What a demonic lie from the pits of hell.. Satan sent his fiery darts...and I was forgetting my shield of faith to block them..  In addition to all this, take up the shield of faith, with which you can extinguish all the flaming arrows of the evil one."- Ephesians 6:16

And who does deserve to spend time with God? Can his love for us be bought? Was my fast based on my merits? Or the power of the Holy Spirit working within me?We can't earn time with God based on our merits..there's absolutely nothing we can do...that's the beautiful part..so when we fail..he's right there with open arms..saying..run to me my child. When we have fallen, when we are in sin....the quickest thing we need to do is to RUN TO CHRIST...but I often find myself RUNNING AWAY FROM HIM..Instead of right into his loving arms...exactly where I need to be.

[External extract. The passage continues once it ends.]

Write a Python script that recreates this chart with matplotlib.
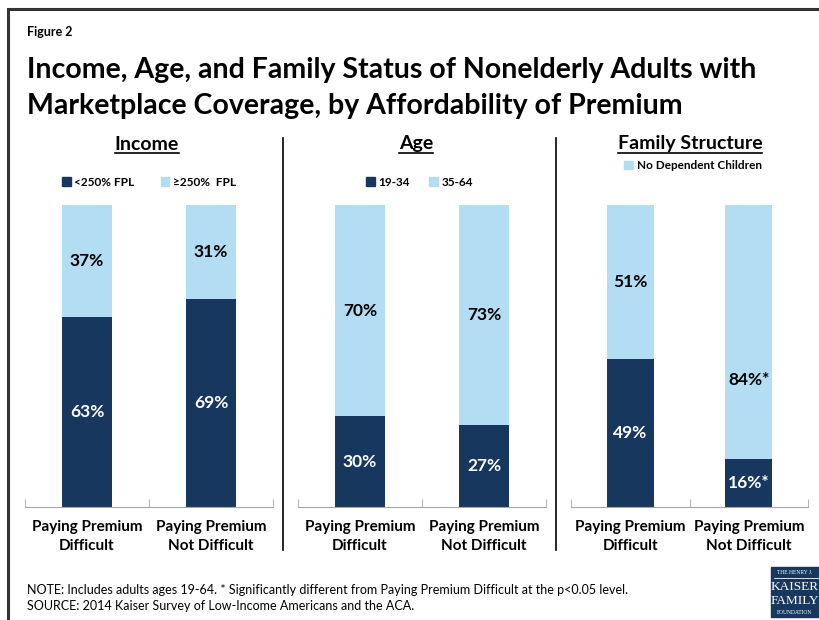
import matplotlib.pyplot as plt
from matplotlib.lines import Line2D
from matplotlib.patches import Patch, Rectangle

plt.rcParams["font.family"] = ["Lato", "DejaVu Sans"]

DARK = "#17375E"
LIGHT = "#B3DDF2"

categories = ["Paying Premium\nDifficult", "Paying Premium\nNot Difficult"]

income_low = [63, 69]
income_high = [37, 31]
age_young = [30, 27]
age_old = [70, 73]
family_kids = [49, 16]
family_nokids = [51, 84]
family_stars = ["", "*"]

W, H = 819, 620
fig = plt.figure(figsize=(W / 100, H / 100), dpi=100)


def fx(px):
    return px / W


def fy(py):
    return 1 - py / H


def panel(x0, x1, bottom, top, star=("", ""), top_pos=None):
    ax = fig.add_axes([fx(x0), fy(507), fx(x1 - x0), (507 - 205) / H])
    x = [0, 1]
    ax.bar(x, bottom, width=0.4, color=DARK)
    ax.bar(x, top, width=0.4, bottom=bottom, color=LIGHT)
    for i in x:
        ax.text(i, bottom[i] / 2, f"{bottom[i]}%{star[i]}", ha="center", va="center",
                color="white", fontsize=12.5, fontweight="bold")
        ty = bottom[i] + top[i] / 2
        if top_pos is not None and top_pos[i] is not None:
            ty = top_pos[i]
        ax.text(i, ty, f"{top[i]}%{star[i]}", ha="center", va="center",
                color="black", fontsize=12.5, fontweight="bold")
    ax.set_xlim(-0.5, 1.5)
    ax.set_ylim(0, 100)
    for s in ["top", "left", "right"]:
        ax.spines[s].set_visible(False)
    ax.spines["bottom"].set_color("#A6A6A6")
    ax.set_yticks([])
    ax.set_xticks(x)
    ax.set_xticklabels(categories, fontsize=11, fontweight="bold")
    ax.tick_params(axis="x", length=0, pad=9)
    ax.set_xticks([-0.5, 0.5, 1.5], minor=True)
    ax.tick_params(axis="x", which="minor", direction="in", length=6, color="#A6A6A6")
    for lbl in ax.get_xticklabels():
        lbl.set_linespacing(1.5)
    return ax


ax1 = panel(25, 273, income_low, income_high)
ax2 = panel(298, 546, age_young, age_old)
ax3 = panel(571, 808, family_kids, family_nokids, star=family_stars, top_pos=[None, 42])

sq = dict(handlelength=0.75, handleheight=0.75, handletextpad=0.3, frameon=False,
          borderaxespad=0, prop={"size": 8.5, "weight": "bold"})
ax1.legend([Patch(color=DARK), Patch(color=LIGHT)], ["<250% FPL", "\u2265250%  FPL"],
           ncol=2, columnspacing=2.2, loc="center", bbox_to_anchor=(0.5, 1.075), **sq)
ax2.legend([Patch(color=DARK), Patch(color=LIGHT)], ["19-34", "35-64"],
           ncol=2, columnspacing=1.6, loc="center", bbox_to_anchor=(0.49, 1.075), **sq)
ax3.legend([Patch(color=LIGHT)], ["No Dependent Children"],
           loc="center", bbox_to_anchor=(0.515, 1.13), **sq)

# panel titles, underlined
titles = [("Income", 147), ("Age", 416), ("Family Structure", 690)]
fig.canvas.draw()
rend = fig.canvas.get_renderer()
for name, cx in titles:
    t = fig.text(fx(cx), fy(144), name, ha="center", va="center", fontsize=14, fontweight="bold")
    bb = t.get_window_extent(rend)
    uy = fy(153)
    fig.add_artist(Line2D([bb.x0 / W, bb.x1 / W], [uy, uy], color="black", lw=1.2))

# vertical separators
for sx in [283, 556]:
    fig.add_artist(Line2D([fx(sx), fx(sx)], [fy(138), fy(550)], color="black", lw=1.2))

# outer frame
fig.add_artist(Rectangle((fx(8), -0.05), 1.2, fy(9) + 0.05, fill=False,
                         edgecolor="#333333", lw=2.2))

fig.text(fx(27), fy(32), "Figure 2", fontsize=9, fontweight="bold", va="center")
fig.text(fx(27), fy(88),
         "Income, Age, and Family Status of Nonelderly Adults with\n"
         "Marketplace Coverage, by Affordability of Premium",
         fontsize=20.5, fontweight="bold", va="center", linespacing=1.45)

fig.text(fx(27), fy(590),
         "NOTE: Includes adults ages 19-64. * Significantly different from Paying Premium "
         "Difficult at the p<0.05 level.", fontsize=9, va="center")
fig.text(fx(27), fy(606), "SOURCE: 2014 Kaiser Survey of Low-Income Americans and the ACA.",
         fontsize=9, va="center")

# logo
fig.add_artist(Rectangle((fx(771), fy(617)), fx(60), (617 - 567) / H, color=DARK))
serif = ["Liberation Serif"]
fig.text(fx(795), fy(573), "THE HENRY J.", color="white", fontsize=4, ha="center",
         va="center", family=serif)
fig.add_artist(Line2D([fx(774), fx(819)], [fy(578), fy(578)], color="white", lw=0.6))
fig.text(fx(795), fy(587), "KAISER", color="white", fontsize=9.5, ha="center", va="center",
         family=serif)
fig.text(fx(795), fy(601), "FAMILY", color="white", fontsize=9.5, ha="center", va="center",
         family=serif)
fig.text(fx(795), fy(613), "FOUNDATION", color="white", fontsize=4, ha="center",
         va="center", family=serif)

fig.savefig("out.png", dpi=100)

Is as if I'm so burdened with guilt and sin that I desire to hide my face from God.. satan loves to trap us in our sin and guilt. But he is a liar in Jesus name..he's going to sin  send the darts..that's his job..he's going to attack us when we are the weakest.. 
Your enemy the devil prowls around like a roaring lion looking for someone to devour.- 1 Peter 5:8


In my weakness...Christ is strong...when I feel like running away from him because I hurt him...these are the times I need to repent and cry out to my heavenly Father..

So the next day...I did.The next morning... I went outside..the breeze was so fresh and crisp.. like his mercy... I just lifted my hands to God.. poured out my worries, my fears, repented for my carnality, told him to take control... and then it started raining... I just started singing in the rain... it was epic..it was as if all that water was just cleansing me from all my fears and sins. 

It was so refreshing. To know that I am healed..I am set free.. And I have a father who will love me unconditionally..I just need to run TO him and not AWAY from him.